Living on the harvest of the bay

A GREY adolescent seal and two pure white adult spoonbills in front of Timoleague Abbey in the falling light of a mid-January Sunday were only two of the delights of west Cork this winter.

Living on the harvest of the bay

I’m glad I wasn’t premature in fleeing to the sun.

Earlier that day, I walked the strand at Courtmacsherry and saw thousands of sea potatoes washed up: their delicate, near-spherical, air-light shells drifting on the sea’s surf or lying in drifts where they had been blown across the sand.

It was a brilliant morning. Bright sunlight gilding the wet sand and the sandy sea.

The tide was far out and I could venture way beyond the usual limits. I found cockles galore, stranded and at the mercy of any oystercatcher, grey crow, gull or forager like myself that found them. I couldn’t resist the temptation and, after abjuring the first few, found the ready availability just too seductive to pass by.

I came home with a bag of fat cockles and suggested to the chef de cuisine that we might have seafood-spaghetti instead of Sunday chicken. Happily, she agreed.

We have been living on the harvest of the bay.

That evening, spaghetti volgone, the previous day, herrings from our fishermen friends – the O’Donovans – the day before that, razorfish both raw and flashed in a pan of oil and garlic for 30 seconds. It’s no wonder razorfish are a highly-prized and costly delicacy, but I got them at no cost at all.

Walking the beach after the storms, I found them in their hundreds, lying in their fractured shells above the tide line or, more often, washed clear of their shells altogether.

Glistening white strips, for all the world like fillets of raw squid but much more tender, they lay on the dark sand and, harvesting them as I went, I snacked on the five-inch long stalks of delicious, tender shellfish as one might on celery.

Razorfish spend their lives in vertical burrows at or below the low-water mark, poking their twin siphons above the sand as the tides come in, filtering the sea for nutrients.

The body is a tube, tender and vulnerable inside its long, thin, scabbard-like shell. Sometimes, sand grains in the tube have to be washed out before eating but these, de-shelled and scoured by the storm, were gleaming fingers of delicately-chewy seafood, sharp with the taste of the sea.

Wondrous, indeed, are the creatures delivered by the ocean.

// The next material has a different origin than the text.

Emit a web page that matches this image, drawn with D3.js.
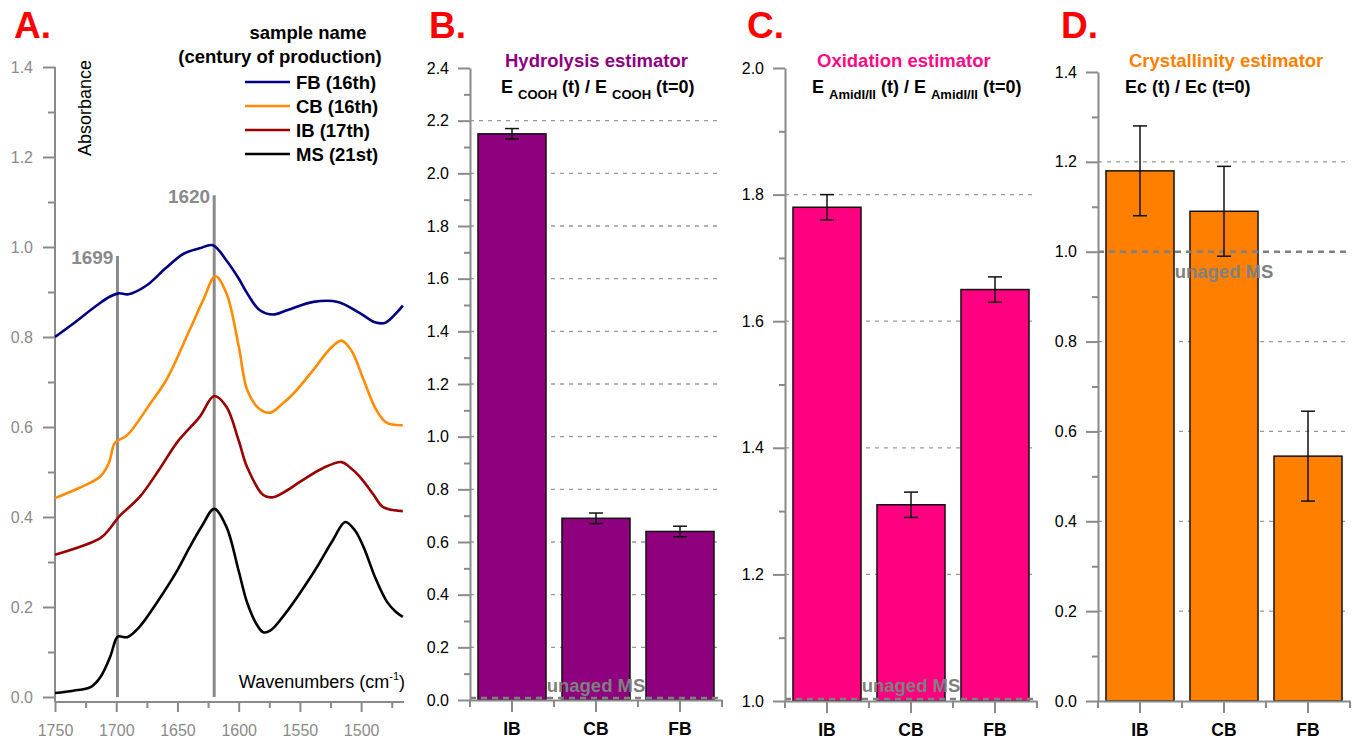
<!DOCTYPE html>
<html>
<head>
<meta charset="utf-8">
<script src="https://cdn.jsdelivr.net/npm/d3@7"></script>
<style>
body { margin: 0; background: #fff; }
text { font-family: "Liberation Sans", Arial, sans-serif; }
</style>
</head>
<body>
<div id="viz"></div>
<script>
// ---- panel A: spectra, [wavenumber, absorbance] ----
const fbSpectrum = [[1750,0.80],[1735,0.83],[1716,0.87],[1705,0.89],[1698,0.897],[1690,0.895],[1675,0.915],[1660,0.952],[1645,0.985],[1632,0.997],[1621,1.004],[1610,0.97],[1600,0.93],[1593,0.897],[1583,0.86],[1572,0.85],[1560,0.86],[1539,0.878],[1519,0.878],[1501,0.853],[1488,0.832],[1480,0.832],[1466,0.87]]
const cbSpectrum = [[1750,0.442],[1730,0.465],[1713,0.49],[1706,0.52],[1701,0.565],[1691,0.582],[1672,0.653],[1659,0.705],[1640,0.816],[1629,0.882],[1619,0.935],[1610,0.897],[1600,0.78],[1593,0.682],[1583,0.64],[1574,0.632],[1565,0.65],[1555,0.675],[1539,0.727],[1525,0.775],[1516,0.792],[1508,0.77],[1498,0.705],[1488,0.64],[1479,0.609],[1466,0.604]]
const ibSpectrum = [[1750,0.316],[1713,0.353],[1705,0.375],[1698,0.40],[1681,0.444],[1665,0.505],[1650,0.567],[1632,0.622],[1620,0.669],[1610,0.645],[1600,0.57],[1593,0.51],[1580,0.449],[1572,0.444],[1560,0.46],[1550,0.478],[1531,0.509],[1516,0.522],[1509,0.51],[1501,0.489],[1490,0.45],[1482,0.422],[1466,0.413]]
const msSpectrum = [[1750,0.009],[1735,0.014],[1721,0.022],[1713,0.044],[1705,0.089],[1700,0.13],[1698,0.135],[1691,0.133],[1681,0.156],[1667,0.209],[1650,0.282],[1640,0.333],[1630,0.38],[1620,0.418],[1610,0.378],[1600,0.28],[1593,0.209],[1585,0.16],[1580,0.144],[1574,0.148],[1564,0.178],[1539,0.276],[1523,0.349],[1513,0.389],[1505,0.37],[1498,0.333],[1488,0.262],[1479,0.212],[1472,0.19],[1466,0.178]]

const sampleLabels = ["FB (16th)", "CB (16th)", "IB (17th)", "MS (21st)"]
const sampleColors = ["#000080", "#ff8c00", "#990000", "#000000"]
const markers = [{wn: 1699, top: 0.98}, {wn: 1620, top: 1.115}]

const absTicks = [0, 0.2, 0.4, 0.6, 0.8, 1.0, 1.2, 1.4]
const absMinor = [0.1, 0.3, 0.5, 0.7, 0.9, 1.1, 1.3]
const wnTicks = [1750, 1700, 1650, 1600, 1550, 1500]
const wnMinor = [1725, 1675, 1625, 1575, 1525, 1475]

// ---- panels B-D: estimators ----
const categories = ["IB", "CB", "FB"]
const hydrolysis = [2.15, 0.69, 0.64]
const hydrolysisErr = [0.02, 0.02, 0.02]
const oxidation = [1.78, 1.31, 1.65]
const oxidationErr = [0.02, 0.02, 0.02]
const crystallinity = [1.18, 1.09, 0.545]
const crystallinityErr = [0.1, 0.1, 0.1]

const hydrolysisTicks = [0, 0.2, 0.4, 0.6, 0.8, 1.0, 1.2, 1.4, 1.6, 1.8, 2.0, 2.2, 2.4]
const oxidationTicks = [1.0, 1.2, 1.4, 1.6, 1.8, 2.0]
const crystallinityTicks = [0, 0.2, 0.4, 0.6, 0.8, 1.0, 1.2, 1.4]

const w = 1356
const h = 742
const axisGray = "#8a8a8a"
const fontFam = "Liberation Sans, Arial, sans-serif"

const svg = d3.select("#viz")
  .append("svg")
  .attr("width", w)
  .attr("height", h)

// panel letters
const letters = [["A.", 14], ["B.", 429], ["C.", 747], ["D.", 1061]]
svg.selectAll(".letter")
  .data(letters)
  .enter()
  .append("text")
  .attr("x", d => d[1])
  .attr("y", 38)
  .attr("font-size", 37)
  .attr("font-weight", "bold")
  .attr("fill", "#ff0000")
  .text(d => d[0])

// ================= panel A =================
const xA = d3.scaleLinear().domain([1750, 1465]).range([55, 404])
const yA = d3.scaleLinear().domain([0, 1.4]).range([697, 67])
const gA = svg.append("g")
const xAxisY = 702

// y axis
gA.append("line")
  .attr("x1", 55).attr("x2", 55)
  .attr("y1", yA(1.4)).attr("y2", xAxisY)
  .attr("stroke", axisGray).attr("stroke-width", 2)

const yAxisA = gA.append("g")
  .attr("transform", "translate(55,0)")
  .call(d3.axisLeft(yA).tickValues(absTicks).tickSize(12).tickPadding(10).tickFormat(d3.format(".1f")))
yAxisA.select(".domain").remove()
yAxisA.selectAll("line").attr("stroke", axisGray).attr("stroke-width", 2)
yAxisA.selectAll("text").attr("font-size", 16).attr("fill", axisGray).attr("font-family", fontFam)

const yMinorA = gA.append("g")
  .attr("transform", "translate(55,0)")
  .call(d3.axisLeft(yA).tickValues(absMinor).tickSize(7).tickFormat(""))
yMinorA.select(".domain").remove()
yMinorA.selectAll("line").attr("stroke", axisGray).attr("stroke-width", 2)

// x axis
const xAxisA = gA.append("g")
  .attr("transform", `translate(0,${xAxisY})`)
  .call(d3.axisBottom(xA).tickValues(wnTicks).tickSize(10).tickPadding(13).tickSizeOuter(0).tickFormat(d3.format("d")))
xAxisA.select(".domain").attr("stroke", axisGray).attr("stroke-width", 2)
  .attr("d", `M55,0H404`)
xAxisA.selectAll("line").attr("stroke", axisGray).attr("stroke-width", 2)
xAxisA.selectAll("text").attr("font-size", 16).attr("fill", axisGray).attr("font-family", fontFam)

const xMinorA = gA.append("g")
  .attr("transform", `translate(0,${xAxisY})`)
  .call(d3.axisBottom(xA).tickValues(wnMinor).tickSize(6).tickFormat(""))
xMinorA.select(".domain").remove()
xMinorA.selectAll("line").attr("stroke", axisGray).attr("stroke-width", 2)

// marker lines
gA.selectAll(".marker")
  .data(markers)
  .enter()
  .append("line")
  .attr("x1", d => xA(d.wn)).attr("x2", d => xA(d.wn))
  .attr("y1", d => yA(d.top)).attr("y2", yA(0))
  .attr("stroke", axisGray).attr("stroke-width", 3)

gA.selectAll(".markerLabel")
  .data(markers)
  .enter()
  .append("text")
  .attr("x", d => xA(d.wn) - 4)
  .attr("y", d => yA(d.top) + 8)
  .attr("text-anchor", "end")
  .attr("font-size", 19)
  .attr("font-weight", "bold")
  .attr("fill", axisGray)
  .text(d => d.wn)

// spectra
const spectra = [fbSpectrum, cbSpectrum, ibSpectrum, msSpectrum]
const lineA = d3.line()
  .x(d => xA(d[0]))
  .y(d => yA(d[1]))
  .curve(d3.curveCatmullRom.alpha(0.5))

gA.selectAll(".spectrum")
  .data(spectra)
  .enter()
  .append("path")
  .attr("d", d => lineA(d))
  .attr("fill", "none")
  .attr("stroke", (d, i) => sampleColors[i])
  .attr("stroke-width", 2.6)

// axis titles
gA.append("text")
  .attr("transform", "translate(91,60) rotate(-90)")
  .attr("text-anchor", "end")
  .attr("font-size", 18)
  .attr("fill", "#000")
  .text("Absorbance")

const wnTitle = gA.append("text")
  .attr("x", 405)
  .attr("y", 688)
  .attr("text-anchor", "end")
  .attr("font-size", 18)
  .attr("fill", "#000")
wnTitle.append("tspan").text("Wavenumbers (cm")
wnTitle.append("tspan").attr("font-size", 11).attr("dy", -8).text("-1")
wnTitle.append("tspan").attr("dy", 8).text(")")

// legend
gA.append("text")
  .attr("x", 308).attr("y", 39)
  .attr("text-anchor", "middle")
  .attr("font-size", 18.5).attr("font-weight", "bold")
  .text("sample name")
gA.append("text")
  .attr("x", 280).attr("y", 63)
  .attr("text-anchor", "middle")
  .attr("font-size", 18.5).attr("font-weight", "bold")
  .text("(century of production)")

const legend = gA.selectAll(".legendItem")
  .data(sampleLabels)
  .enter()
  .append("g")
  .attr("transform", (d, i) => `translate(0,${82 + i * 24})`)
legend.append("line")
  .attr("x1", 245).attr("x2", 290)
  .attr("y1", 0).attr("y2", 0)
  .attr("stroke", (d, i) => sampleColors[i])
  .attr("stroke-width", 2.6)
legend.append("text")
  .attr("x", 296).attr("y", 7)
  .attr("font-size", 18.5).attr("font-weight", "bold")
  .text(d => d)

// ================= panels B-D =================
function barPanel(cfg) {
  const g = svg.append("g")
  const y = d3.scaleLinear().domain(cfg.domain).range([cfg.bottom, cfg.top])
  const x = d3.scaleBand().domain(categories).range([cfg.left, cfg.right])
    .paddingInner(0.19).paddingOuter(0.095)
  const base = cfg.domain[0]
  const minor = d3.range(cfg.ticks.length - 1).map(i => (cfg.ticks[i] + cfg.ticks[i + 1]) / 2)

  // gridlines
  g.selectAll(".grid")
    .data(cfg.ticks.filter(t => t != cfg.ref && t != cfg.domain[0] && t != cfg.domain[1]))
    .enter()
    .append("line")
    .attr("x1", cfg.left).attr("x2", cfg.right)
    .attr("y1", d => y(d)).attr("y2", d => y(d))
    .attr("stroke", "#999")
    .attr("stroke-width", 1.3)
    .attr("stroke-dasharray", "4,5")

  // bars
  g.selectAll("rect")
    .data(cfg.values)
    .enter()
    .append("rect")
    .attr("x", (d, i) => x(categories[i]))
    .attr("y", d => y(d))
    .attr("width", x.bandwidth())
    .attr("height", d => y(base) - y(d))
    .attr("fill", cfg.color)
    .attr("stroke", "#111")
    .attr("stroke-width", 1.5)

  // reference line (unaged MS)
  g.append("line")
    .attr("x1", cfg.left).attr("x2", cfg.right)
    .attr("y1", y(cfg.ref) - (cfg.ref == base ? 2 : 0))
    .attr("y2", y(cfg.ref) - (cfg.ref == base ? 2 : 0))
    .attr("stroke", "#808080")
    .attr("stroke-width", 2.5)
    .attr("stroke-dasharray", "6,5")

  // error bars
  const err = g.selectAll(".err")
    .data(cfg.values)
    .enter()
    .append("g")
  const cx = (i) => x(categories[i]) + x.bandwidth() / 2
  err.append("line")
    .attr("x1", (d, i) => cx(i)).attr("x2", (d, i) => cx(i))
    .attr("y1", (d, i) => y(d + cfg.errors[i])).attr("y2", (d, i) => y(d - cfg.errors[i]))
    .attr("stroke", "#111").attr("stroke-width", 1.5)
  err.append("line")
    .attr("x1", (d, i) => cx(i) - 7).attr("x2", (d, i) => cx(i) + 7)
    .attr("y1", (d, i) => y(d + cfg.errors[i])).attr("y2", (d, i) => y(d + cfg.errors[i]))
    .attr("stroke", "#111").attr("stroke-width", 1.5)
  err.append("line")
    .attr("x1", (d, i) => cx(i) - 7).attr("x2", (d, i) => cx(i) + 7)
    .attr("y1", (d, i) => y(d - cfg.errors[i])).attr("y2", (d, i) => y(d - cfg.errors[i]))
    .attr("stroke", "#111").attr("stroke-width", 1.5)

  // unaged MS label
  g.append("text")
    .attr("x", x("CB") + x.bandwidth() / 2)
    .attr("y", y(cfg.ref) + cfg.refLabelDy)
    .attr("text-anchor", "middle")
    .attr("font-size", 18.5)
    .attr("font-weight", "bold")
    .attr("fill", "#808080")
    .text("unaged MS")

  // left axis
  const yAx = g.append("g")
    .attr("transform", `translate(${cfg.left},0)`)
    .call(d3.axisLeft(y).tickValues(cfg.ticks).tickSize(12).tickPadding(9).tickSizeOuter(0).tickFormat(d3.format(".1f")))
  yAx.select(".domain").attr("stroke", axisGray).attr("stroke-width", 2)
  yAx.selectAll("line").attr("stroke", axisGray).attr("stroke-width", 2)
  yAx.selectAll("text").attr("font-size", 16).attr("fill", "#000").attr("font-family", fontFam)
  const yMin = g.append("g")
    .attr("transform", `translate(${cfg.left},0)`)
    .call(d3.axisLeft(y).tickValues(minor).tickSize(6).tickFormat(""))
  yMin.select(".domain").remove()
  yMin.selectAll("line").attr("stroke", axisGray).attr("stroke-width", 2)

  // bottom axis
  const xAx = g.append("g")
    .attr("transform", `translate(0,${cfg.bottom})`)
    .call(d3.axisBottom(x).tickSize(12).tickPadding(11).tickSizeOuter(0))
  xAx.select(".domain").attr("stroke", axisGray).attr("stroke-width", 2)
  xAx.selectAll("line").attr("stroke", axisGray).attr("stroke-width", 2)
  xAx.selectAll("text").attr("font-size", 17.5).attr("font-weight", "bold").attr("fill", "#000")
    .attr("font-family", fontFam)
  g.selectAll(".bnd")
    .data(d3.range(categories.length + 1))
    .enter()
    .append("line")
    .attr("x1", i => cfg.left + i * x.step()).attr("x2", i => cfg.left + i * x.step())
    .attr("y1", cfg.bottom).attr("y2", cfg.bottom + 7)
    .attr("stroke", axisGray).attr("stroke-width", 2)

  // titles
  g.append("text")
    .attr("x", cfg.titleX).attr("y", 67)
    .attr("font-size", 18.5).attr("font-weight", "bold")
    .attr("fill", cfg.titleColor)
    .text(cfg.title)
  const sub = g.append("text")
    .attr("x", cfg.subX).attr("y", 93)
    .attr("font-size", 18).attr("font-weight", "bold")
    .attr("fill", "#000")
  cfg.subtitle.forEach(part => {
    if (part.sub) {
      sub.append("tspan").attr("font-size", 13).attr("dy", 6).text(part.sub)
      sub.append("tspan").attr("dy", -6).text(" ")
    } else {
      sub.append("tspan").text(part.t)
    }
  })
}

barPanel({
  values: hydrolysis, errors: hydrolysisErr, ticks: hydrolysisTicks,
  domain: [0, 2.4], bottom: 700, top: 68, left: 470, right: 722,
  color: "#8f007f", ref: 0, refLabelDy: -8,
  title: "Hydrolysis estimator", titleColor: "#8f007f", titleX: 505, subX: 501,
  subtitle: [{t: "E "}, {sub: "COOH"}, {t: "(t) / E "}, {sub: "COOH"}, {t: "(t=0)"}]
})

barPanel({
  values: oxidation, errors: oxidationErr, ticks: oxidationTicks,
  domain: [1.0, 2.0], bottom: 701, top: 68, left: 785, right: 1037,
  color: "#ff0080", ref: 1.0, refLabelDy: -9,
  title: "Oxidation estimator", titleColor: "#ff0a84", titleX: 817, subX: 812,
  subtitle: [{t: "E "}, {sub: "AmidI/II"}, {t: "(t) / E "}, {sub: "AmidI/II"}, {t: "(t=0)"}]
})

barPanel({
  values: crystallinity, errors: crystallinityErr, ticks: crystallinityTicks,
  domain: [0, 1.4], bottom: 701, top: 72, left: 1098, right: 1350,
  color: "#ff8000", ref: 1.0, refLabelDy: 26,
  title: "Crystallinity estimator", titleColor: "#ff8000", titleX: 1129, subX: 1125,
  subtitle: [{t: "Ec (t) / Ec (t=0)"}]
})
</script>
</body>
</html>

The sea potatoes Echinocardium cordatum, traditionally called Virgin Mary shells in west Cork (the dotted outline of a V and M are a feature of the carapace) do not, unfortunately, provide another free seashore meal – it is in the nature of the shells washed up they are always, in my experience, quite empty. They might well be worth trying were they to arrive on shore full of meat – other sea urchins, the spiny urchin, etcetera, are consumed in Mediterranean countries and are quite delicious, spooned out of their shells as one might spoon an egg.

However, the sea potato we find is an empty, if interesting, shell, so fragile the slightest pressure will break it – yet the creature lives by burrowing in the sand. Thousands lay on the shores of Courtmacsherry Bay on the mid-January weekend.

The spoonbills, taller than egrets and with spatula-tipped beaks, were a phenomenon to be noted: the last I saw were in Morocco but there is a colony in Holland. Meanwhile, the grey seal (a pup, born in autumn and, after the usual three weeks of mothering, left to fend for itself) had spent the day within easy view of the road.

When I saw it on the bare mudflats in the winter twilight, it was lying on the flat of its back and curling its tail up to meet its nose. The tide was creeping in and, just then, the lights came on to illuminate the beautiful edifice that Timoleague Abbey – built so long ago and despite the zealous efforts of Cromwellians to destroy it – still remains.

It was altogether a wonderful, enlightening, surprising and temperate Sunday in west Cork and I am glad I didn’t chase the sun in January. I should never have even contemplated it. Last January, we had a 66-foot long Fin whale in the bay.